Geçtiğimiz hafta içinde iki önemli tarih olayının yıldönümü vardı. Önemli diyorum ama kamuoyunun gündeminde pek de yer almadı bu yıldönümleri. Hatta hiç konuşulmadan geçiştirildi. Oysa bizim bugünkü nüfus yapımızı ve hatta siyasal durumumuzu da belirleyen hadiselerden bahsediyorum. 18 Mayıs Kırım Sürgünü’nün, 21 Mayıs ise Büyük Kafkas Sürgünü’nün yıldönümleriydi.
***
Uzun asırlardan beri Kıpçak Türkleri’nin yurdu olan Kırım yarımadası tarihsel Rus yayılmasının neticesi olarak işgale uğramış ve kısa zamanda Rusların dominant hale geldiği bir kara parçasına dönüşmüştü. Kırım’ın eski sakinleri ise önce Rumeli topraklarına, sonra orası da elden çıkınca Türkiye’ye sığındılar. On dokuzuncu yüzyıl başından Cihan Harbi sonuna kadar “Ak topraklar” adını verdikleri Anadolu’ya göç eden Kırım Türkleri’nin toplam sayısının iki milyona yakın olduğu tahmin ediliyor.
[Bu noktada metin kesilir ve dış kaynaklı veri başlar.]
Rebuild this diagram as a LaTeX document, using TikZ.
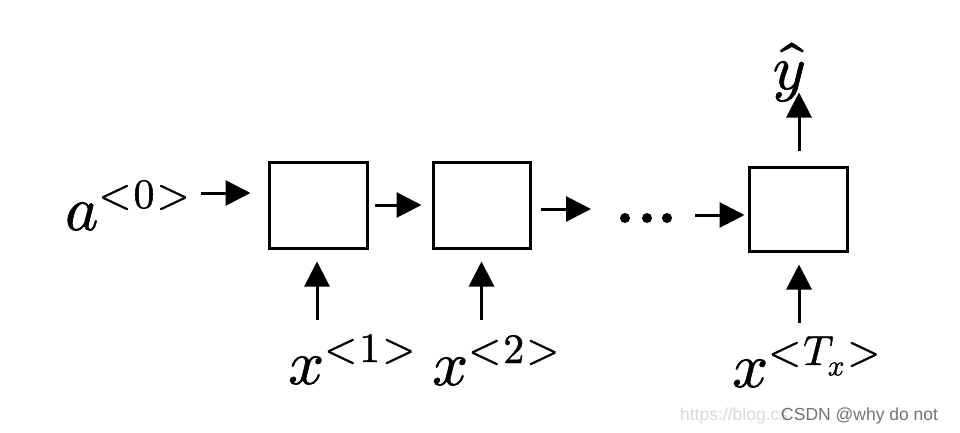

Buna rağmen İkinci Dünya Savaşı sırasında bile hâlâ 200 bini aşkın Kırım Tatarı yaşıyordu yarımadada. İşte bunların tamamı, çocuk-yaşlı veya erkek-kadın denilmeksizin tamamı, bir gece tren vagonlarına istiflenerek Orta Asya ve Sibirya steplerine sürüldü. İnsanların birçoğu bu acımasız yolculuk şartlarına dayanamayarak hayatını kaybetti. Stalin idaresi, Kırım’ın işgali sırasında Almanlarla işbirliği yapmakla suçladığı bir halkı bu şekilde cezalandırıyordu.
1915’deki Ermeni Tehciri’ne benzetebilirsiniz bu olayı. Evet, bazı benzerlikler var. Ama 1915’de Osmanlı Ermenileri’nin tamamı değil, Rus ordusuyla fiili işbirliği içinde olan kesimi ve süresiz değil belirli bir süreliğine tehcire tabi tutulmuştu. Ayrıca bir ceza olarak değil, bir önlem olarak tehcir kararı alınmıştı. 18 Mayıs 1944’de gerçekleşen etnik temizliğin ardından yarımadada Kırım Türkleri’nden bir kişi bile kalmadı.
Yüzyıllarca özgürce yaşadıkları vatanları kısa süre önce Rus işgaline uğramış bir halkın bir bölümünün topraklarını bu işgalden kurtarma ümidiyle silaha sarılmalarına mukabil daha geniş bir bölümü de komünizme inançları dolayısıyla Kızıl Ordu’da Almanlara karşı savaştığı halde Kırım Tatarları’nın tamamı “Almanlarla işbirliği”suçlamasıyla cezalandırıldı.
Başka bir fark da şu: 1915’de gerçekleşen olay o günden bu yana bütün Hıristiyan dünyasında soykırım olarak nitelenip lanetleniyor. 1944 için öyle bir durum yok.
Sadece 1944 için değil, on dokuzuncu yüzyıl boyunca Balkan coğrafyasında yurtlarından sürülen milyonlarca insan için de bugün ne gözyaşı akıtan var, ne de intikam yeminleri eden birileri. Sadece 93 Harbi’nde Anadolu’ya göç etmek zorunda kalanlar 1 milyon kişiydi. Birinci Dünya Savaşı’nın sonuna kadar katliamlardan kurtulmak için Rumeli’deki ata topraklarını terk etmek zorunda kalan Müslüman ahalinin sayısı 4 milyon civarındadır.
Rumeli’de yaşananların benzeri Kafkaslar’da da yaşandı. Rus işgaline ve katliamlara karşı sürdürülen destanî mücadele en sonunda İmam Şamil’in esir düşmesiyle sona ermiş, başta Çerkesler olmak üzere bölgenin Müslüman toplulukları anavatanlarını terk etmeye zorlanmışlardı.
21 Mayıs 1864’te başlayan “Büyük Sürgün” sırasında Osmanlı topraklarına doğru yola çıkan yaklaşık bir buçuk milyon kişiden ancak yarısı Anadolu’ya ulaşabilmiştir.
***
Türkiye’de geçmişinde bir “göç” hikâyesi olmayan aile herhalde pek azdır. Ne de olsa Rumeli ve Kafkaslar’dan gerçekleşen göç ve sürgünlerle buraya gelenler nüfusun ciddi bir kısmını oluşturuyor.
Buna rağmen toplumun genelinde bu konularda görünür veya hissedilir bir duyarlılık olmayışı neye bağlanmalı?